Navegando em um terreno longe de ser original, mas que normalmente agrada a uma legião de fãs, a banda passeia pelo heavy tradicional e pelo power metal com temas épicos, resgatando o clima que remete a bandas como Blind Guardian e Edguy (as duas da Alemanha) e Hammerfall (Suécia), entre outras.
Se falta originalidade, sobra competência e qualidade musical. "Fazemos um som que gostamos, e percebemos que ainda existe público que gosta desse tipo de metal oitentista e noventista", disse Kaakoski em entrevista ao programa "Bem Que Se Kiss", da Kiss FM, apresentado pelo cantor Bruno Sutter (Massacration) e por Marcelo Andreassa.
Na área do pop rock, também não há originalidade na tentativa da banda Ultrassônico, de Santo André (ABC Paulista). O quarteto, que acaba de lançar o EP "Nada a Perder", resgatou um slogan antigo e uma ideia ousada de uma banda inglesa que não deu muito certo.
A campanha "Quer Pagar Quanto?" toma emprestado o jingle das Casas Bahia, enquanto faz alusão a um projeto do Radiohead da década passada, quando lançou um CD ("In Rainbows" nas redes virtuais onde dava a oportunidade do consumidor pagar (ou não) o quanto quisesse pelo trabalho – nenhuma outra banda no mundo tentou algo parecido depois, nem mesmo o próprio Radiohead.
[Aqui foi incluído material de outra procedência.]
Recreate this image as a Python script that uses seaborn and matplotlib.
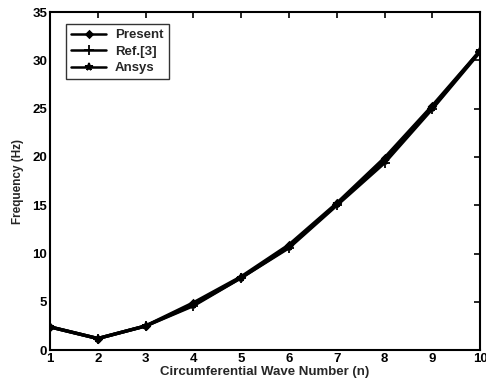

A medida é arriscada, pois o EP contou com a produção caprichada de Lampadinha, renomado produtor musical que já trabalhou com nomes consagrados do rock nacional como Titãs, Charlie Brown Jr, CPM22, Hateen, Scalene, entre outros.
O objetivo é incentivar o público a levar o CD físico pra casa e estabelecer um vínculo com seus fãs que, nesse período de lançamento, poderão também baixar gratuitamente todas as músicas nas principais plataformas digitais e, inclusive, com possibilidade para ringtones para celular.
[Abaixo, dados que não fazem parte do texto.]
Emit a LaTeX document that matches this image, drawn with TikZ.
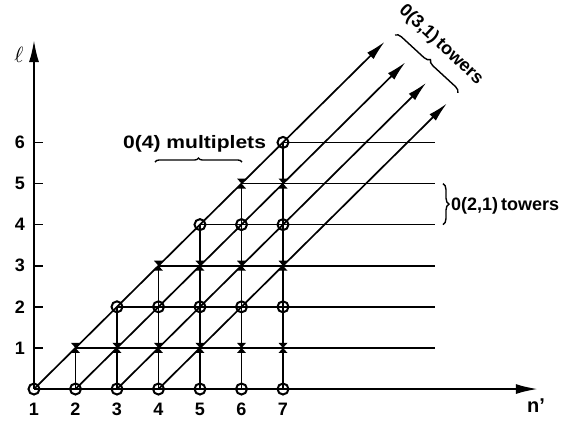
\documentclass[tikz,border=0pt]{standalone}
\usepackage{graphicx}
\usepackage{fontspec}
\setmainfont{Liberation Sans}
\usetikzlibrary{arrows.meta,decorations.pathreplacing}
\begin{document}
\begin{tikzpicture}[x=41.5pt,y=41.1pt,
  lab/.style={font=\bfseries\fontsize{18}{18}\selectfont, inner sep=0pt},
  gridline/.style={line width=1.7pt},
  axisline/.style={line width=2pt, -{Latex[length=22pt,width=10pt]}},
  diagline/.style={line width=1.7pt, -{Latex[length=20pt,width=9pt]}},
  circ/.style={circle, draw, line width=2pt, minimum size=11pt, inner sep=0pt},
  xmark/.style={rectangle, minimum width=9pt, minimum height=10pt, inner sep=0pt,
    path picture={\fill (path picture bounding box.north west) -- (path picture bounding box.north east)
      -- (path picture bounding box.south west) -- (path picture bounding box.south east) -- cycle;}},
  brc/.style={decorate, decoration={brace, amplitude=#1}, line width=1.4pt},
  brc/.default=6pt
]
\useasboundingbox (0.181,-0.779) rectangle (13.795,9.465);

% grid points
\foreach \n in {1,...,7}{
  \pgfmathtruncatemacro{\lmax}{\n-1}
  \foreach \l in {0,...,\lmax}{
    \pgfmathtruncatemacro{\odd}{mod(\l,2)}
    \ifnum\odd=0
      \node[circ] (p-\n-\l) at (\n,\l) {};
    \else
      \node[xmark] (p-\n-\l) at (\n,\l) {};
    \fi
  }
}

% horizontal lines
\foreach \l in {1,...,6}{
  \pgfmathtruncatemacro{\s}{\l+1}
  \coordinate (h-\l) at (10.66,\l);
  \draw[gridline] (p-\s-\l.center) -- (h-\l);
}
% vertical lines
\foreach \n in {2,...,7}{
  \pgfmathtruncatemacro{\lmax}{\n-1}
  \draw[gridline] (p-\n-0.center) -- (p-\n-\lmax.center);
}
% diagonal towers
\foreach \k in {1,...,4}{
  \pgfmathsetmacro{\L}{8.95-0.5*\k}
  \coordinate (t-\k) at ({\k+\L},\L);
  \draw[diagline] (p-\k-0.center) -- (t-\k);
}

% axes
\coordinate (xend) at (13.14,0);
\coordinate (yend) at (1,8.49);
\draw[axisline] (p-1-0.center) -- (xend);
\draw[axisline] (p-1-0.center) -- (yend);

% ticks and labels
\foreach \l in {1,...,6}{
  \coordinate (ta-\l) at (1,\l);
  \coordinate (tb-\l) at (1.22,\l);
  \draw[gridline] (ta-\l) -- (tb-\l);
  \node[lab] (yl-\l) at (0.663,\l) {\l};
}
\foreach \n in {1,...,7}{
  \node[lab] (xl-\n) at (\n,-0.487) {\n};
}
\node[lab] (nlab) at (13.096,-0.414) {\fontsize{20}{20}\selectfont n’};
\node[inner sep=0pt] (ell) at (0.64,8.127) {\scalebox{2.2}{$\ell$}};

% annotations
\node[lab, anchor=base west] (mult) at (3.145,5.864) {\scalebox{1.17}[1]{0(4) multiplets}};
\coordinate (mb1) at (3.916,5.523);
\coordinate (mb2) at (6.012,5.523);
\draw[brc=4pt] (mb1) -- (mb2);

\coordinate (tb21a) at (10.855,5);
\coordinate (tb21b) at (10.855,4);
\draw[brc=6pt] (tb21a) -- (tb21b);
\node[lab, anchor=base west] (t21) at (11.048,4.355) {0(2,1)\,towers};

\coordinate (tb31a) at (9.699,8.613);
\coordinate (tb31b) at (11.217,7.202);
\draw[brc=6pt] (tb31a) -- (tb31b);
\node[lab, rotate=-43] (t31) at (10.807,8.370) {0(3,1)\,towers};
\end{tikzpicture}
\end{document}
"Queremos divulgar nossa música. Atingir o maior número de pessoas. É uma maneira de a gente devolver para essas pessoas todo o incentivo que elas nos deram pra chegar até aqui", afirma o guitarrista Marcelo Rodrigo.
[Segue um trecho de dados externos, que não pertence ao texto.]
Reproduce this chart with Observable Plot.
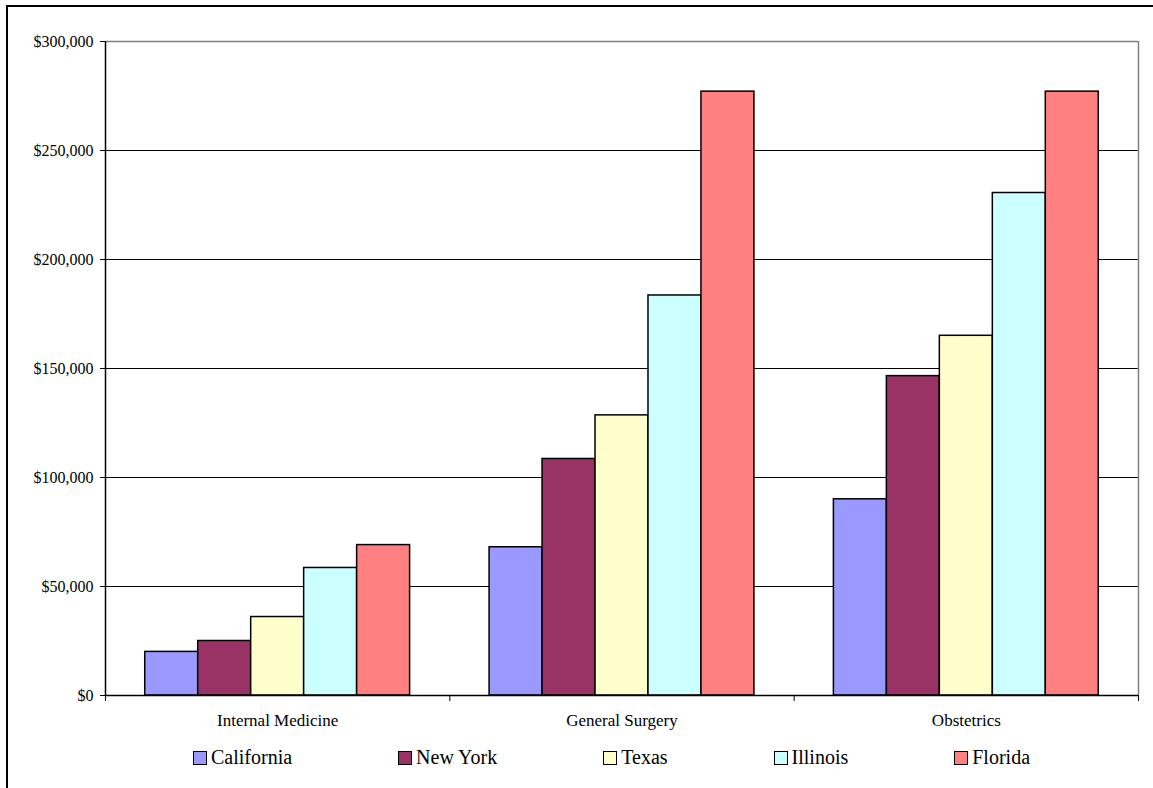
<!DOCTYPE html>
<html>
<head>
<meta charset="utf-8">
<script src="https://cdn.jsdelivr.net/npm/d3@7"></script>
<script src="https://cdn.jsdelivr.net/npm/@observablehq/plot@0.6"></script>
<style>
  html, body { margin: 0; padding: 0; background: #fff; }
  body { width: 1153px; height: 788px; position: relative; overflow: hidden; font-family: 'Liberation Serif', 'Times New Roman', Times, serif; }
  #frame { position: absolute; left: 6px; top: 5px; width: 1200px; height: 800px; border-left: 2px solid #000; border-top: 2px solid #000; box-sizing: border-box; pointer-events: none; }
  #chart { position: absolute; left: 0; top: 0; }
  #chart text { font-family: 'Liberation Serif', 'Times New Roman', Times, serif; }
  #legend { position: absolute; left: 193px; top: 746px; display: flex; gap: 106px; font-size: 20px; color: #000; white-space: nowrap; }
  .item { display: flex; align-items: center; }
  .sw { width: 12px; height: 12px; border: 1.5px solid #000; margin-right: 4px; }
</style>
</head>
<body>
<div id="chart"></div>
<div id="legend"></div>
<div id="frame"></div>
<script>
// Data
const categories = ["Internal Medicine", "General Surgery", "Obstetrics"];
const states = ["California", "New York", "Texas", "Illinois", "Florida"];
const colors = ["#9999FF", "#993366", "#FFFFCC", "#CCFFFF", "#FF8080"];
const california = [20000, 68000, 90000];
const newYork = [25000, 108500, 146500];
const texas = [36000, 128500, 165000];
const illinois = [58500, 183500, 230500];
const florida = [69000, 277000, 277000];
const yTicks = [0, 50000, 100000, 150000, 200000, 250000, 300000];

const seriesValues = [california, newYork, texas, illinois, florida];
const rows = [];
categories.forEach((c, ci) => {
  states.forEach((s, si) => {
    rows.push({category: c, ci, state: s, si, value: seriesValues[si][ci]});
  });
});

const groupSlots = states.length + 1.5; // 0.75 slot padding each side
const fmt = d => "$" + d3.format(",")(d);

const plot = Plot.plot({
  width: 1153,
  height: 740,
  marginLeft: 105,
  marginRight: 15,
  marginTop: 41,
  marginBottom: 45,
  style: {fontFamily: "'Liberation Serif', 'Times New Roman', serif", fontSize: "16px", color: "#000", background: "transparent"},
  x: {domain: [0, categories.length], label: null},
  y: {domain: [0, 300000], label: null},
  color: {domain: states, range: colors},
  marks: [
    Plot.ruleY(yTicks.slice(1, -1), {stroke: "#000", strokeWidth: 1}),
    Plot.ruleY([300000], {stroke: "#808080", strokeWidth: 1.5}),
    Plot.ruleX([categories.length], {stroke: "#808080", strokeWidth: 1.5}),
    Plot.rectY(rows, {
      x1: d => d.ci + (0.75 + d.si) / groupSlots,
      x2: d => d.ci + (1.75 + d.si) / groupSlots,
      y1: 0,
      y2: "value",
      fill: "state",
      stroke: "#000",
      strokeWidth: 1.5
    }),
    Plot.ruleX([0], {stroke: "#000", strokeWidth: 1.5}),
    Plot.ruleY([0], {stroke: "#000", strokeWidth: 1.5}),
    Plot.axisY({ticks: yTicks, tickFormat: fmt, tickSize: 5, tickPadding: 7, label: null, stroke: "#000", fontSize: 16}),
    Plot.axisX({ticks: d3.range(categories.length + 1), tickSize: 6, tickFormat: () => "", label: null}),
    Plot.axisX({ticks: categories.map((c, i) => i + 0.5), tickSize: 0, tickPadding: 18, tickFormat: v => categories[Math.floor(v)], label: null, fontSize: 17})
  ]
});
document.getElementById("chart").appendChild(plot);

const legend = document.getElementById("legend");
states.forEach((s, i) => {
  const item = document.createElement("div");
  item.className = "item";
  const sw = document.createElement("div");
  sw.className = "sw";
  sw.style.background = colors[i];
  const label = document.createElement("span");
  label.textContent = s;
  item.appendChild(sw);
  item.appendChild(label);
  legend.appendChild(item);
});
</script>
</body>
</html>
O Ultrassônico se orgulha de suas origens no classic rock nacional, uma cortesia do vocalista Evandro de Marco, provavelmente o responsável por esse conceito.
Eclético e atuando também como produtor musical e jornalista, impregnou o grupo com uma miríade de referências, que passam muito pelo som dos anos 80, indo de Paralamas do Sucesso, Ira! e Golpe de Estado a U2, The Cult, Bon Jovi e mesmo a fase do Kiss daquela década.
"O Lampadinha é um cara que gosta muito de rock and roll. Passamos várias músicas pra ele e a escolha foi por aqui que tínhamos de mais pesado", revela o guitarrista Marcelo Rodrigo, que também trabalhou na produção das músicas.
EP que traz, além da faixa título, também as músicas "Como Se Não Houvesse Amanhã", uma nova versão para "Nunca Mais" e "Meias Verdades" remixada e remasterizada, essas duas últimas fazem parte do álbum de estreia do Ultrassônico.
Mesmo com bom tempo de estrada, este é apenas o segundo trabalho do quarteto, que ainda precisa ganhar mais musculatura para ousar da forma que ousou.
Enquanto bandas mais rodadas não hesitam em liberar gratuitamente de forma direta seus lançamentos – em streaming, YouTube ou download legal -, o Ultrassônico tenta monetizar seu produto utilizando ferramentas já utilizadas.
Melhor do que não fazer nada, mesmo sem originalidade e correndo o risco de ser ironizado? Dependendo do ponto de vista, sim. Significa que a banda tem respeito por sua arte e está procurando um caminho, enquanto outras batem nas mesmas teclas de sempre – falta público, falta lugar para tocar, a gente paga para trabalhar, ninguém compra e muitos outros etcs.